On 6 March—independence day in Ghana—a group of more than 50 men and women, dressed in their mothers’ clothes, led a crowd of spectators from the street into the Kempinski Hotel Gold Coast City in Accra. This performance by Serge Attukwei Clottey marked the opening of Gallery 1957, a 140 sq. m space tucked inside the newly built hotel, and Ghana’s first commercial gallery dedicated to contemporary art.
There are a handful of organisations that already sell art in Ghana, but Gallery 1957 (named after the year the country gained independence) is the first to offer the full range of services expected of a commercial gallery, from exhibition and promotion to cataloguing and archiving. It is also the first gallery in Ghana to offer representation; so far its stable includes the emerging artists Jeremiah Quarshie, Yaw Owusu and Zohra Opoku.
Creating one-offs Other artists, such as Ibrahim Mahama and Clottey, are producing one-off exhibitions and commissions for the gallery. Prices for Clottey’s wall hangings, created from squares of plastic jerrycans, range from $5,000 to $35,000.
“Many artists’ first reaction is to leave Ghana, but they always come back,” says Gallery 1957’s founder Marwan Zakhem, the Lebanon-born British entrepreneur and collector. “We want to help them establish long and successful careers at home.”
Zakhem, who sits on the board of the Tate’s Africa acquisitions committee, intends to introduce the new generation of Ghanaian artists to an international audience already familiar with big-ticket names such as El Anatsui and Mahama – for example, at art fairs such as 1:54 in London. Zakhem says there are around five major collectors in Ghana, but they account for no more than 10% of his business; other collectors are foreign.
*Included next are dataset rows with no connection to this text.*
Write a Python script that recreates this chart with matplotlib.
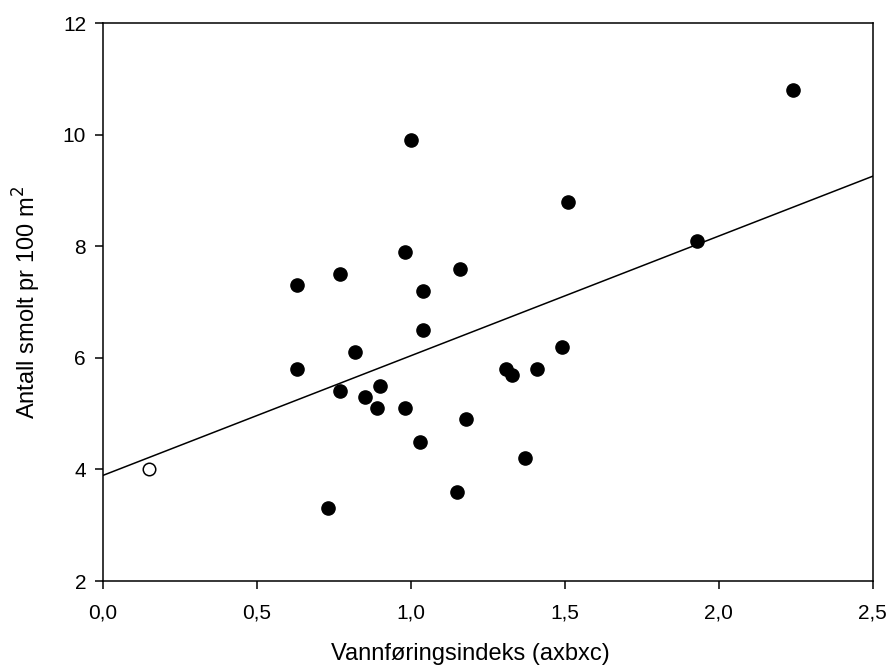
import numpy as np
import matplotlib.pyplot as plt

plt.rcParams['font.family'] = ['Liberation Sans', 'DejaVu Sans']

# filled points
x_fill = [0.73, 0.63, 0.63, 0.77, 0.77, 0.82, 0.85, 0.89, 0.90, 0.98, 0.98, 1.00,
          1.03, 1.04, 1.04, 1.15, 1.16, 1.18, 1.31, 1.33, 1.37, 1.41, 1.49, 1.51,
          1.93, 2.24]
y_fill = [3.3, 7.3, 5.8, 7.5, 5.4, 6.1, 5.3, 5.1, 5.5, 7.9, 5.1, 9.9,
          4.5, 7.2, 6.5, 3.6, 7.6, 4.9, 5.8, 5.7, 4.2, 5.8, 6.2, 8.8,
          8.1, 10.8]
# open point
x_open = [0.15]
y_open = [4.0]

xticks = [0.0, 0.5, 1.0, 1.5, 2.0, 2.5]
xticklabels = ['0,0', '0,5', '1,0', '1,5', '2,0', '2,5']
yticks = [2, 4, 6, 8, 10, 12]

fig = plt.figure(figsize=(8.91, 6.71), dpi=100)
ax = fig.add_axes([0.1153, 0.1341, 0.8642, 0.8316])

# regression line over all points
x_all = np.array(x_fill + x_open)
y_all = np.array(y_fill + y_open)
slope, icpt = np.polyfit(x_all, y_all, 1)
xl = np.array([0.0, 2.5])
ax.plot(xl, icpt + slope * xl, color='black', lw=1.1, zorder=2)

ax.plot(x_fill, y_fill, 'o', color='black', ms=9.5, zorder=3)
ax.plot(x_open, y_open, 'o', mfc='white', mec='black', mew=1.1, ms=9, zorder=3)

ax.set_xlim(0, 2.5)
ax.set_ylim(2, 12)
ax.set_xticks(xticks)
ax.set_xticklabels(xticklabels)
ax.set_yticks(yticks)
ax.tick_params(direction='out', length=6, width=1.1, labelsize=15,
               top=False, right=False)
ax.tick_params(axis='x', pad=10)
ax.tick_params(axis='y', pad=6)
for s in ax.spines.values():
    s.set_linewidth(1.1)

ax.set_xlabel('Vannføringsindeks (axbxc)', fontsize=17, labelpad=15)
ax.xaxis.label.set_x(0.478)
ax.set_ylabel('Antall smolt pr 100 m$^2$', fontsize=17, labelpad=14)

plt.savefig('out.png', dpi=100)
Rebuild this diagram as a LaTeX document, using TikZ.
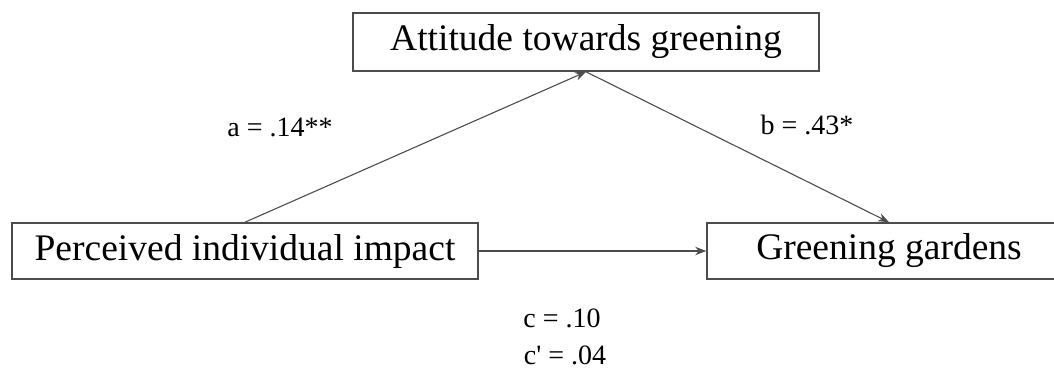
\documentclass[tikz,border=0pt]{standalone}
\usepackage{fontspec}
\setmainfont{Liberation Serif}
\usetikzlibrary{arrows.meta}
\begin{document}
\begin{tikzpicture}[x=0.5pt,y=-0.5pt,
  varbox/.style={draw=black!70,line width=0.8pt,inner sep=0pt,font=\fontsize{18.75}{22}\selectfont,fill=white},
  path/.style={draw=black!70,line width=0.55pt,-{Stealth[length=5.5pt,width=4.2pt]}},
  coef/.style={font=\fontsize{14}{17}\selectfont,inner sep=0pt}]
\useasboundingbox (0,0) rectangle (1054,369);
\node[varbox,minimum width=233pt,minimum height=29pt] (att) at (586,42) {Attitude towards greening};
\node[varbox,minimum width=233pt,minimum height=28pt] (pii) at (245,251) {Perceived individual impact};
\node[varbox,minimum width=182pt,minimum height=28pt] (gg) at (889,251) {Greening gardens};
\draw[path] (pii.north) -- (att.south);
\draw[path] (att.south) -- (gg.north);
\draw[path] (pii.east) -- (gg.west);
\node[coef] (a) at (280,127) {a = .14**};
\node[coef] (b) at (807,125) {b = .43*};
\node[coef] (c) at (562,318) {c = .10};
\node[coef] (cp) at (565,355) {c\textquotesingle{} = .04};
\end{tikzpicture}
\end{document}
His aim is to grow the local pool. “We don’t really have an art market in Ghana,” says Seth Dei, a former investment banker and Ghana’s biggest collector. “Art is evolving here, but it’s still a bit underground.”
Dei collects cutting-edge contemporary art as well as Modern paintings and traditional sculpture, but most Ghanaian collectors are “still conservative”, says Odile Tevie, who co-founded the non-profit Nubuke Foundation 10 years ago to support young artists. Despite prevailing tastes, she estimates that 60% of artists in Ghana today are making performance and video works.
The 31-year-old Clottey is a pioneer in the field, having founded the GoLokal performance collective in 2012. “To begin with, it was a challenge—even artists in my community didn’t recognise performance as an art form,” he says. But after his performances were broadcast on television, people began to approach Clottey, asking to participate.
Public performances will play a significant part in Gallery 1957’s programme. Nana Oforiatta-Ayim, the gallery’s creative director, says that there will be an accompanying public exhibition for every show she organises at Gallery 1957. “It’s important not to lose touch with the raw energy in the streets,” she says.
An exhibition of works by Zohra Opoku is to open there in May, while 16 new paintings by Quarshie are due to go on show in August. Quarshie has not yet sold his work on the open market, but counts Cherie Blair, the wife of the former UK prime minister Tony Blair, among his collectors.